Uygarlık dediğimiz bebek
Demek istediğim şu: ne yazık ki sadece bu konuda değil hemen her konuda yaşamı tek bilinmeyenli bir denklem gibi algılama yanılgısı bize belletildi.

Tarih kitapları bazen öyle ilginçtir ki! Yukarıda bahsettiğim isimlerin hiç biri savaş felaketi ile ilgili olarak Princip kadar suçlanmıyor.

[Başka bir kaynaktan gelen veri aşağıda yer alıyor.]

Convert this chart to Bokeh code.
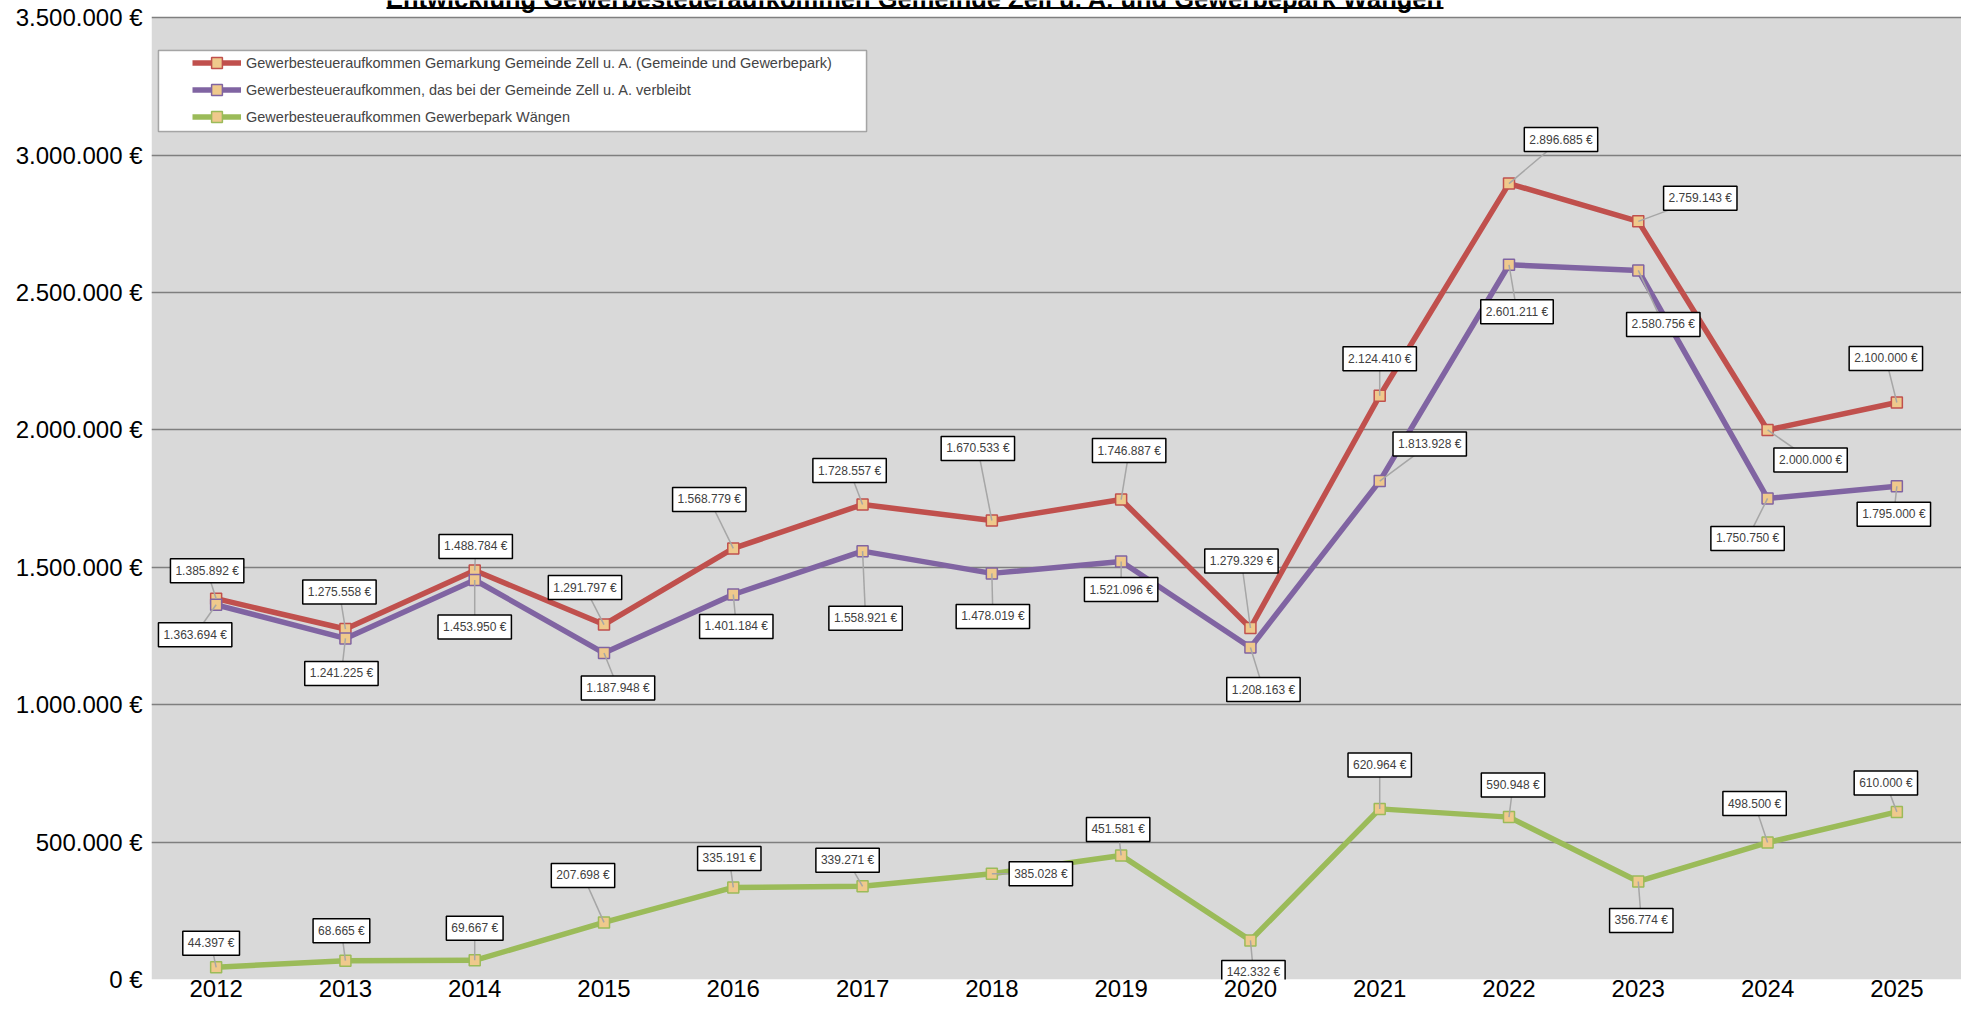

Dünyanın cinnet geçirmiş olduğu bir dönemden bahsediyoruz. Hırs, gurur, kibir, açgözlülük, kıskançlık, nefret gibi kötü duyguların, zamanın zerrelerini istila ettiği dönemler hep vardır. Böyle dönemlerde yönetenler çözümleri hep güç ve çatışmalarda ararlar. O devirlerde inançlar bile kullanılır. En uygar görünen eğitimli liderler / uluslar, böyle devirlerde canavarlaşırlar. Ve tarihte bu tür cinnet devirleri hep olmuştur. Korku öfkeyi, öfke nefreti, nefret zulmü tetikler.

Uygarlık dediğimiz bebek, ilk yasa yazıldığı an insanlığa gözünü açtı halen emekliyor.